Прошу вас, при известии о книге, бросить словцо о молчании С. О. и Северной Пчелы. Воейков насмешил меня до слез своею галиматьей. Его похвала хуже брани.
Что скажу про себя? Я кашляю, я желчен. Мужчины и женщины меня бесят наперегонки. Не поверите, как глубоко трогает меня всякая низость – не за себя, за человечество: тогда плачу и досадую. Я краснею, что ношу Адамов мундир.
Но вы еще остались у меня чисты, вы останетесь навсегда таковы… По крайней мере на счет ваш я надеюсь быть несомненным.

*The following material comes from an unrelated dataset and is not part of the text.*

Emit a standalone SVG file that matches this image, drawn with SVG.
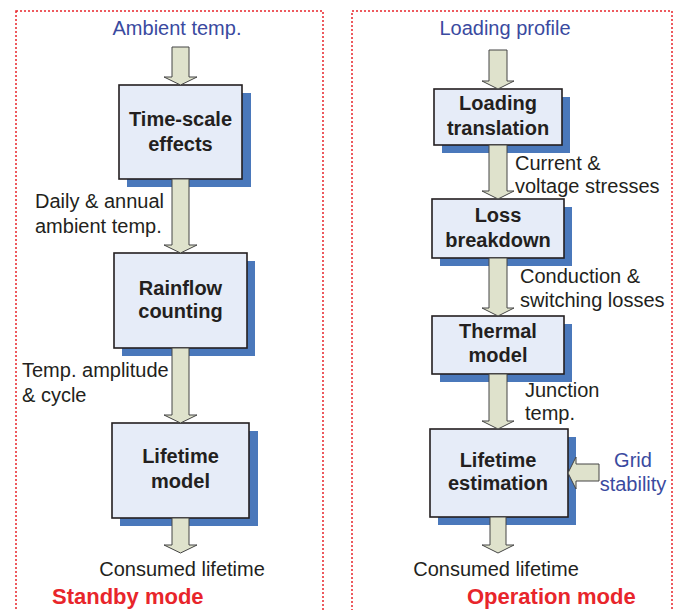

Скажите откровенно и без крох мыслей: можете ли вы давать мне по 100 р. за лист? Мне предлагают более, но я хочу иметь дело с людьми, а не с людом. Если это тяжело для вас – одно слово, и все по-старому. Я делаю это потому, что надежды мои не оправдались и в половину, что Бог весть, когда будут у меня деньги за издание. Во всяком случае скоро пришлю отрывок из моего романа; до тех пор, прощайте! Обнимите брата и моего брата.
Александр Бестужев.
XXIII.
9 марта 1833 г., г. Дербент.
Насилу-то вы отозвались, любезнейший Ксенофонт Алексеевич… очень рад; а то вы, считая меня мертвым, мертвы были для меня. Прошу вперед не верить много слухам, и до тех пор не прерывать переписки, покуда я сам не явлюсь к вам тенью, известить, что я отправился ad patres. И в самом деле, что за беда, что вы пришлете письмо, когда меня не станет? Добрые приятели положат его на мою могилу, и оно будет лучшим памятником для меня, лучшим утешением моей скитальческой тени. Сочно письмо ваше, в нем так много нового, так много сладкого, но прочь отрава лести, хоть невольной, но тем не менее вредной!.. Как могли вы, вместе с Пушкиным, клеветать так на Европу, на живых прозаиков, поставя меня чуть не выше их! Сохрани меня Бог, чтоб я когда-нибудь это подумал и этому поверил… Я с жаром читаю Гюго (не говорю с завистью), с жаром удивления и бессильного соревнования… И сколько еще других имен между им и мною, между мной и славою, между славой и природой!.. О, сколько высоких, блестящих ступеней остается мне, чтобы только выйти из посредственности, не говорю достигнуть совершенства!.. Надобно летать, парить, чтобы сблизиться с этим солнцем, а у меня восковые крылья, а у меня сердце на чугунной цепи, а у меня руки прибиты гвоздями судьбы неумолимой, неутолимой. О, если бы вы знали, как жестоко гонит меня злоба людская – вы бы не похвалы сыпали на меня, а со мной пролили бы слезы… мне бы было легче. Не даром, но долей похож я на Байрона. Чего не клеветали на него? в чем его не подозревали? То и со мною. Самые несчастья мои для иных кажутся преступлениями. Чисто мое сердце, но голова моя очернена опалой и клеветою! Да будет! «Претерпивый до конца, той спасен будет» – сказал Спаситель.